## Input rows
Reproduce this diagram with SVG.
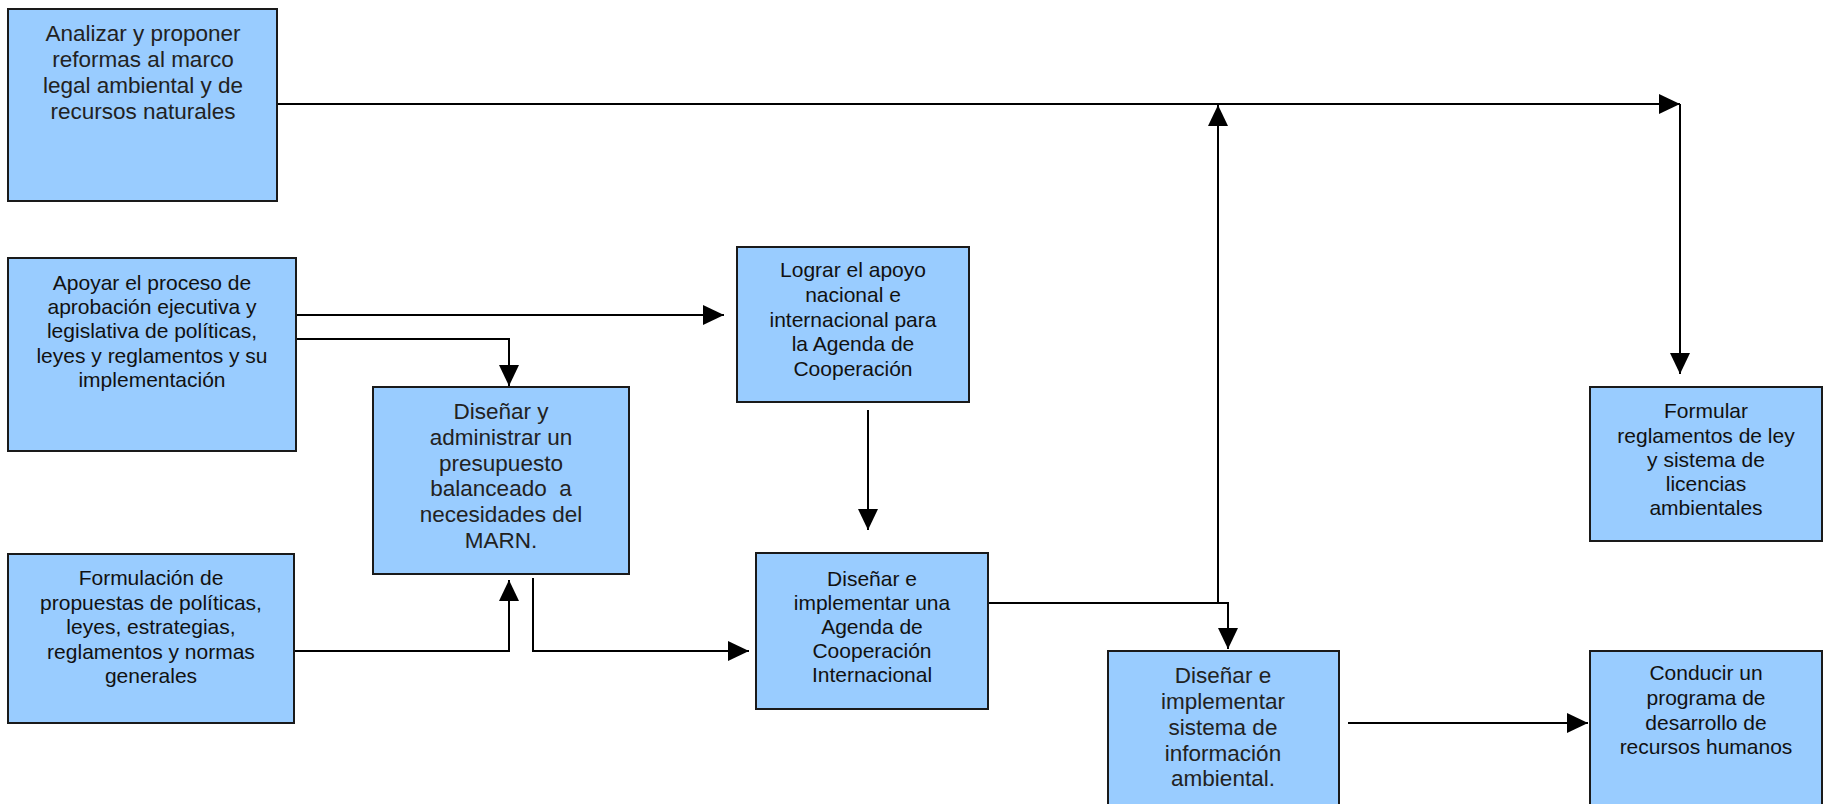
---
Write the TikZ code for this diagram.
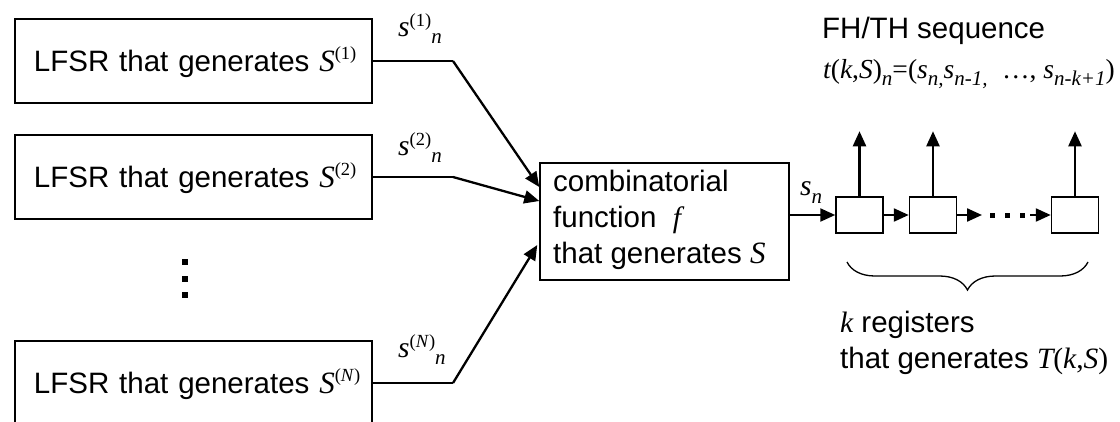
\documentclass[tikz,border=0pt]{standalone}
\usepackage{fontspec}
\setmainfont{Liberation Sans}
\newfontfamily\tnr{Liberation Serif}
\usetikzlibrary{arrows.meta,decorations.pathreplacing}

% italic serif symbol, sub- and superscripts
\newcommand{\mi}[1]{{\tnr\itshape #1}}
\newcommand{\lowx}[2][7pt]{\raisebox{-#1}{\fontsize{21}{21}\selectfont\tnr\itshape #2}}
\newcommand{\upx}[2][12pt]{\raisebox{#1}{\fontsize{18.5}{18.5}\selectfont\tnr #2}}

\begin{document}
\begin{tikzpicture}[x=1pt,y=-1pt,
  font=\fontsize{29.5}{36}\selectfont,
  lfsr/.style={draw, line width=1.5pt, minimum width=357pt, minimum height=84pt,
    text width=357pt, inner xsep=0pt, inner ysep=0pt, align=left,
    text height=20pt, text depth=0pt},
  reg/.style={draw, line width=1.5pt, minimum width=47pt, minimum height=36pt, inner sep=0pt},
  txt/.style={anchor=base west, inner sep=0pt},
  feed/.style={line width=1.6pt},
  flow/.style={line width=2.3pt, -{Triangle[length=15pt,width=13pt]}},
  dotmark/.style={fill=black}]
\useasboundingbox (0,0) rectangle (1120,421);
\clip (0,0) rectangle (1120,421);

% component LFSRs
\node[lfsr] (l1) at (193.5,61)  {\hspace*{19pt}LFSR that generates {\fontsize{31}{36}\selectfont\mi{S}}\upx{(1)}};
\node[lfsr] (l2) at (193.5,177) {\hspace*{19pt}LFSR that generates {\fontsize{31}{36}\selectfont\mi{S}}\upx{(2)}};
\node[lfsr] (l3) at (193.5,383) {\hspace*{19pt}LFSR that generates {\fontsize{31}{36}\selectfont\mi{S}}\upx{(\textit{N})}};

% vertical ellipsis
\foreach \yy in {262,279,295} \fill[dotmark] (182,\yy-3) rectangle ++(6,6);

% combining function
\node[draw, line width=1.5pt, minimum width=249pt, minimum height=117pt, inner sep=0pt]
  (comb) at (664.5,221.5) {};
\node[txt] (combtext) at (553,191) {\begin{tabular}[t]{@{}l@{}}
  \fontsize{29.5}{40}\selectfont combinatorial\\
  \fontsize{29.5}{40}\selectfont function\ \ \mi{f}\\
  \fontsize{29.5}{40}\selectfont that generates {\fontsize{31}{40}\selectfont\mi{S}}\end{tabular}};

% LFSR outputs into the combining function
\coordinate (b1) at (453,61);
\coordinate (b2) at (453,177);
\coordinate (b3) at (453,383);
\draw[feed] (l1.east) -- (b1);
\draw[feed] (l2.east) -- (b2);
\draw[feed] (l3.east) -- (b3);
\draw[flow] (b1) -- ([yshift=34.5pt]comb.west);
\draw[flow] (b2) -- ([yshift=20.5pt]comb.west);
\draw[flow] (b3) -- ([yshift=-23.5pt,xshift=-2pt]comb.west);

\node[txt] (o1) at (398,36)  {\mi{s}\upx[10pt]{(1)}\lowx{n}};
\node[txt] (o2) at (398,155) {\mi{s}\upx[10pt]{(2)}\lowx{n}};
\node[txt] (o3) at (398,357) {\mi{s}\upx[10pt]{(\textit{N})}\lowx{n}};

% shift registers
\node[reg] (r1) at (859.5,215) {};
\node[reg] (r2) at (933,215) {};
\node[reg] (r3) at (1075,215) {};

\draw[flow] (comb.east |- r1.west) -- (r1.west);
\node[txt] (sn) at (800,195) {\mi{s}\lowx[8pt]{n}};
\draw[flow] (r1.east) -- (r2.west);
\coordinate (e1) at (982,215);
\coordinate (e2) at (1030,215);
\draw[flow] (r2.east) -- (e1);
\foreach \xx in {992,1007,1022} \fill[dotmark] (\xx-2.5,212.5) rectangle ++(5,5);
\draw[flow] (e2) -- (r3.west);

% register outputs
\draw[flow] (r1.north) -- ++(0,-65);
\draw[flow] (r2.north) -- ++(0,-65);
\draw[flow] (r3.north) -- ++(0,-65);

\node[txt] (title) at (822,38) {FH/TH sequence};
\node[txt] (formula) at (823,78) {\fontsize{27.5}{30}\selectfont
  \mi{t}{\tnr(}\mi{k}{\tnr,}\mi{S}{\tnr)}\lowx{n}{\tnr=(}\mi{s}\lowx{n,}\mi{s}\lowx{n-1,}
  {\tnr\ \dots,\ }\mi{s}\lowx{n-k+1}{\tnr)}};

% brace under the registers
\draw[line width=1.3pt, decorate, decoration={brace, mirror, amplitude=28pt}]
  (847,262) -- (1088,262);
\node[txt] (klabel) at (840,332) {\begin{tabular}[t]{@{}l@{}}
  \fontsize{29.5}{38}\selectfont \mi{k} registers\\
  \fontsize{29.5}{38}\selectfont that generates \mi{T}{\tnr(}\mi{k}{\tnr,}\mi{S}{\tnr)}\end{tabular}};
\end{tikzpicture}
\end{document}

## Brief
Show every line from the entries above in which the word "this" appears.

## Worked solution
Reproduce this diagram with SVG.
Write the TikZ code for this diagram.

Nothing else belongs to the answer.